East meets South: W’s China Bistro in Redondo Beach [RESTAURANT REVIEW]
Context can be hugely important when it comes to ethnic dining. I like knowing as much as possible about what I’m eating and why it was made that way, partly just because I enjoy learning about food. It has its practical side too – if there’s something particularly tasty and I know that it’s traditional, I can order it again elsewhere, but if it’s an original and unique thing then I will know not to seek it elsewhere.
Almost everything on the menu at W’s China Bistro is in the unique category, even the dishes that are made exactly according to the tradition of the owners’ family. The Chong brothers, who opened the restaurant ten years ago, grew up in Peru’s Chinese community and cook with the eclectic style of that country. Old favorites like mooshu pork and Mongolian beef are joined by a shrimp, vegetable, and potato stir fry known as a saltado, and there’s even a Peruvian-style chicken tamale among the appetizers. It’s Chinese food, but overseas style, with flavors of South America.
I stopped in with a pair of friends last week and started with that chicken tamale, a pair of spring rolls, and a few gin martinis. Yes, martinis – W’s has a well-stocked bar and a bartender who knows his stuff. The Nolet Dutch gin makes a marvelous drink with a piney, herbal finish that suits the tangy Asian sauces quite well, and though I usually order from the wine list here, it was an interesting change.
The tamale was delicious, the Peruvian-style pickled purple onions contrasting nicely with melt-in-your-mouth corn masa and spicy chicken. Unfortunately the fried spring rolls were a bit bland, tasting mainly of cabbage and carrot – some wood ear or other flavorful mushrooms would have added interest and flavor. It was an unusual stumble from a kitchen that usually serves up very well balanced food.
We continued with fried flat noodles with broccoli, mushrooms, and tofu and a pair of daily specials – pulled pork with Chinese spice sauce, tomatoes, and green beans, and seared sesame and seaweed crusted ahi tuna with daikon sprout and crispy wonton salad. Both of these could earn a place on the regular menu, though the ahi’s presentation could use a bit of tinkering – the plate had some pretty but nonessential items like a slice of tomato stuffed with wasabi and some avocado, and a minuscule portion of seaweed salad that was a very good companion to the fish. If that delicious fish had been served with a little more seaweed and daikon salads, a good dish would have been even better.
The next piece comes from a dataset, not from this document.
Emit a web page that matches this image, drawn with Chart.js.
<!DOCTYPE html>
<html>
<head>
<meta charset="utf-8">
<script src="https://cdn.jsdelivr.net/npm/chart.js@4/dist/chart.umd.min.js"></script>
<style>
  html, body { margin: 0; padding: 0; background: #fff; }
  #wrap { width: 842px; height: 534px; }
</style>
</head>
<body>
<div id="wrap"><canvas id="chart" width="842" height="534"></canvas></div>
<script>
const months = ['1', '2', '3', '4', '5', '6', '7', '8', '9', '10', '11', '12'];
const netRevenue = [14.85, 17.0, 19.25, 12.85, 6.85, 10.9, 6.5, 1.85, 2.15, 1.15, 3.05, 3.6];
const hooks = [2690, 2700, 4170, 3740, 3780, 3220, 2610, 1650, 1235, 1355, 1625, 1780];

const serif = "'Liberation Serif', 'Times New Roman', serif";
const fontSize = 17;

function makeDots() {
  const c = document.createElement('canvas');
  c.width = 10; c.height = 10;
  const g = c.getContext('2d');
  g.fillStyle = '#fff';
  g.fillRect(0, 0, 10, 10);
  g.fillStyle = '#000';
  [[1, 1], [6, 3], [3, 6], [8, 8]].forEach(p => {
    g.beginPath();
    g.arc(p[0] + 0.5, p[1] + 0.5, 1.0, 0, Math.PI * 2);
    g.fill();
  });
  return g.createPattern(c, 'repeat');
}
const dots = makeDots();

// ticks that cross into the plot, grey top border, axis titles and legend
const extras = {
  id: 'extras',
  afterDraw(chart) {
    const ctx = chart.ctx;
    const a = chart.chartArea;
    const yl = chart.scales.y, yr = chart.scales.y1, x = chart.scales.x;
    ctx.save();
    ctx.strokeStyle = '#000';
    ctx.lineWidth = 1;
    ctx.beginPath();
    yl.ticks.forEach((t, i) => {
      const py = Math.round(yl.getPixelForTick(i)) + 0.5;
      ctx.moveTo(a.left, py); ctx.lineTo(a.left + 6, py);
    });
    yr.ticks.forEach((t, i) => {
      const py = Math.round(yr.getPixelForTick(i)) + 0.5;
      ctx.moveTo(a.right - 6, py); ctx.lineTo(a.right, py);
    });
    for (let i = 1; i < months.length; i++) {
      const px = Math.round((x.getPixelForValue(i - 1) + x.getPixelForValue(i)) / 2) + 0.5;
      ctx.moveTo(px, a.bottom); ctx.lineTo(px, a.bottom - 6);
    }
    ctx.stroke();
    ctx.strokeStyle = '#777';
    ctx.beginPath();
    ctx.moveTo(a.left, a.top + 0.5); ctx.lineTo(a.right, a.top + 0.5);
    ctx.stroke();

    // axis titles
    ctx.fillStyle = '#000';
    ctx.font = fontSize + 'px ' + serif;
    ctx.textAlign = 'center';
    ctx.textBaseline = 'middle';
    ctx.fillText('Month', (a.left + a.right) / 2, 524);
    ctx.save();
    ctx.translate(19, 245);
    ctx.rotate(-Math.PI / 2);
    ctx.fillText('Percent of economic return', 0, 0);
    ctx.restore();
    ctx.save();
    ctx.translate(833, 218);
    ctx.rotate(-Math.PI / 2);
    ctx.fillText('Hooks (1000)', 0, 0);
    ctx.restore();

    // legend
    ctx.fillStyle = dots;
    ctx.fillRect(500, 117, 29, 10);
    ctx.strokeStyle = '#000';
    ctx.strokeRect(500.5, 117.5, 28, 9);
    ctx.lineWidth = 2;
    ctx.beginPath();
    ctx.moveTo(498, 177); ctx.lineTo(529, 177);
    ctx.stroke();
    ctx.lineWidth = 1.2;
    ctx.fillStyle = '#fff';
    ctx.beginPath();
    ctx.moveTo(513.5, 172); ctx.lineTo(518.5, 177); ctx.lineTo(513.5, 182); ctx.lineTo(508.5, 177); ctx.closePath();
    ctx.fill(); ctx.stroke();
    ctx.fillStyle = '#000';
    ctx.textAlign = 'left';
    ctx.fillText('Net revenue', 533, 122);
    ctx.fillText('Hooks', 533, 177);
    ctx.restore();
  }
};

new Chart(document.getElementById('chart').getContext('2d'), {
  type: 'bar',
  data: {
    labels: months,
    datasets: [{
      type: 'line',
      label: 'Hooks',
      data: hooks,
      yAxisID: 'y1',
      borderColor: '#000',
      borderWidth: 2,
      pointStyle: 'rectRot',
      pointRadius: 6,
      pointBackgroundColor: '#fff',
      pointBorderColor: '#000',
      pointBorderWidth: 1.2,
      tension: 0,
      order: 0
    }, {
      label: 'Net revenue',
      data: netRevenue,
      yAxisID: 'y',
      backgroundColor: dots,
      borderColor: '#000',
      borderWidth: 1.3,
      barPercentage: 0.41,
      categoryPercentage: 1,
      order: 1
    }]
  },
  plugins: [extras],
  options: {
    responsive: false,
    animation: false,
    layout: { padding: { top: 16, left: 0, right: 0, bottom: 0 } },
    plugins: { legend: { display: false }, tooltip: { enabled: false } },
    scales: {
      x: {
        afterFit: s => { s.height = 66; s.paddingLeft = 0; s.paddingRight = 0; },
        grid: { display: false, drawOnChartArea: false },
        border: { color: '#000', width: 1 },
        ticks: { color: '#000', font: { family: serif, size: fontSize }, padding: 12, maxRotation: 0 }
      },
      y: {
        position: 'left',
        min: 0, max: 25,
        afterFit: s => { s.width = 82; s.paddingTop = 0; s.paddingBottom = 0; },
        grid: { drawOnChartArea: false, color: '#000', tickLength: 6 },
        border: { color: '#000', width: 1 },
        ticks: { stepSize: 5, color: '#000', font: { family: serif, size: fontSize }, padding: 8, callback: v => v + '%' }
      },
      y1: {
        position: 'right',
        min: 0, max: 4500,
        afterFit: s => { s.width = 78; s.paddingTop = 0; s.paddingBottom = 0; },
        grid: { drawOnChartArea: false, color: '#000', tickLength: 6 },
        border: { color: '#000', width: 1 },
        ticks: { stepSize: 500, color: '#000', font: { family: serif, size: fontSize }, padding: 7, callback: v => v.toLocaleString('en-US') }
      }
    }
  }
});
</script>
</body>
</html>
Dinner had been so good that I returned a few days later for more, this time starting with a salad of lettuce, almonds, tomato, purple onion, and baby kale in a Vietnamese style dressing with nuoc mam – the mild, tangy fish sauce. A few shards of pickled red jalapenos added bursts of flavor, and the skewers of grilled beef in a cumin, lemongrass, and fennel marinade sealed the deal. I could have easily made a meal of this, and it’s one of the best Asian fusion items I’ve had here or anywhere else.
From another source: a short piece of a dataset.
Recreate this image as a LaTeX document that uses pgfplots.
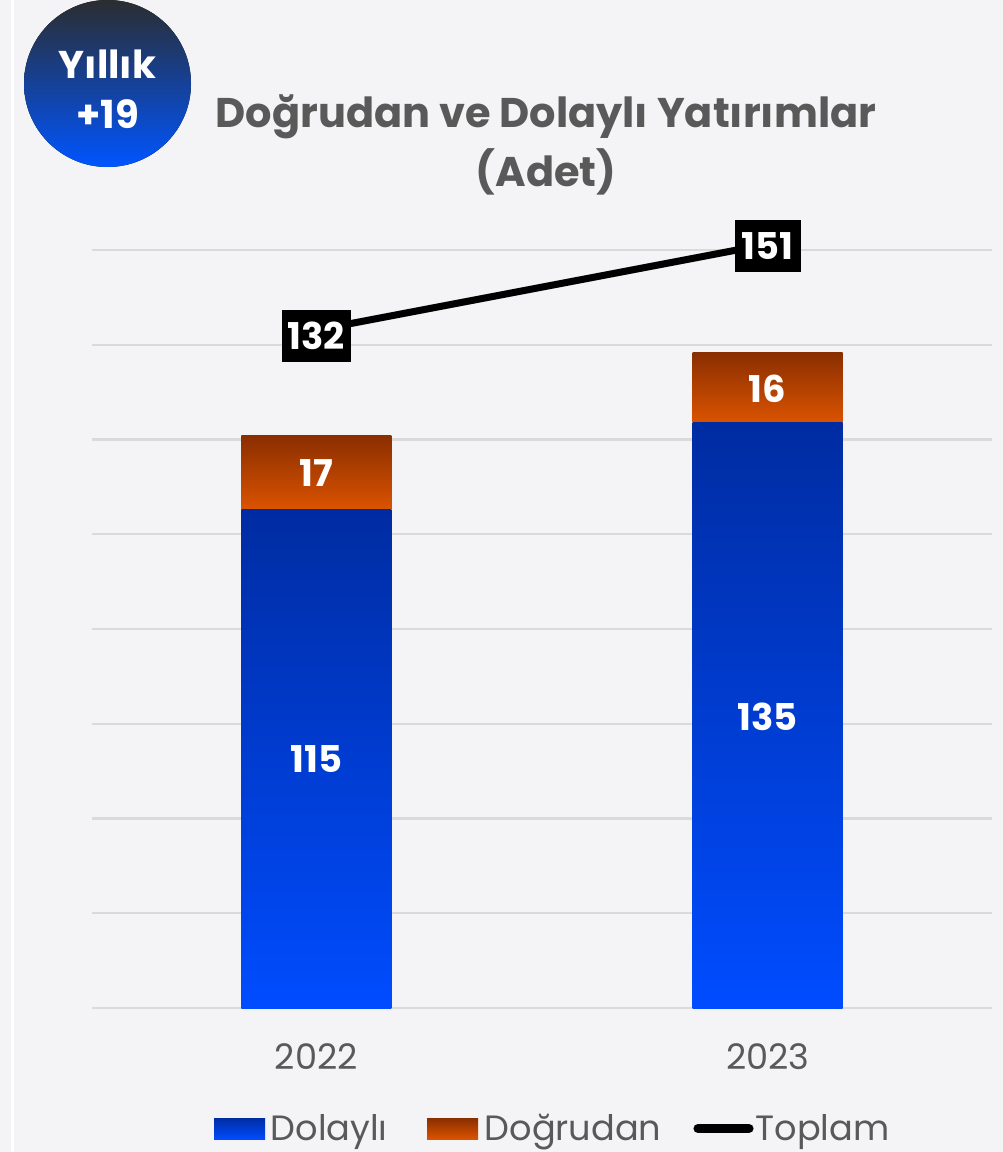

We continued with grilled tofu with vegetables and mushrooms and a dish of scallions, mushrooms, and beef cubes in a Pinot Noir reduction truffle oil, flamed with cognac in the Vietnamese-French style. The tofu was so meaty tasting and rich, with a little smoke flavor from the grill, that I momentarily forgot what it was and wondered if we had been served chicken. As for the beef, it encapsulated the sophisticated French-colonial style of dining, with the best of East and West. It was a perfect companion to a glass of Don Melchior Chilean Cabernet, which had softer tannins than most comparable French or Californian Cabs. We also had an excellent “Ned” New Zealand Sauvignon Blanc – and there’s a reason this varietal has become the go-to wine for Asian food, because the bright, floral notes went well with both the richly flavored salad, beef, and the garlic noodles with vegetables that we had to accompany the rest of our meal.
For dessert there was a selection of ice creams – green tea, berry, coconut- vanilla, and banana walnut with a touch of whipped cream. It was a light, delightful end to an excellent meal. The prices here are a bit higher than at typical Chinese restaurants around the South Bay, but not by much, and the atmosphere and food quality make it a bargain. W’s China Bistro has had a decade to figure out an alluring fusion of flavors and traditions that will please our palates, and they know their stuff.
W’s China Bistro is at 1410 South PCH in Redondo. Open Mo-Thu 11:30 AM-9:30 PM, Fr 11:30 AM-10 PM, Sa noon-10 PM, Su noon-9:30PM. Parking lot in rearm, free valet. Full bar, corkage $10, vegetarian/vegan options. Website at wschinabistro.com, phone 310-792-1600.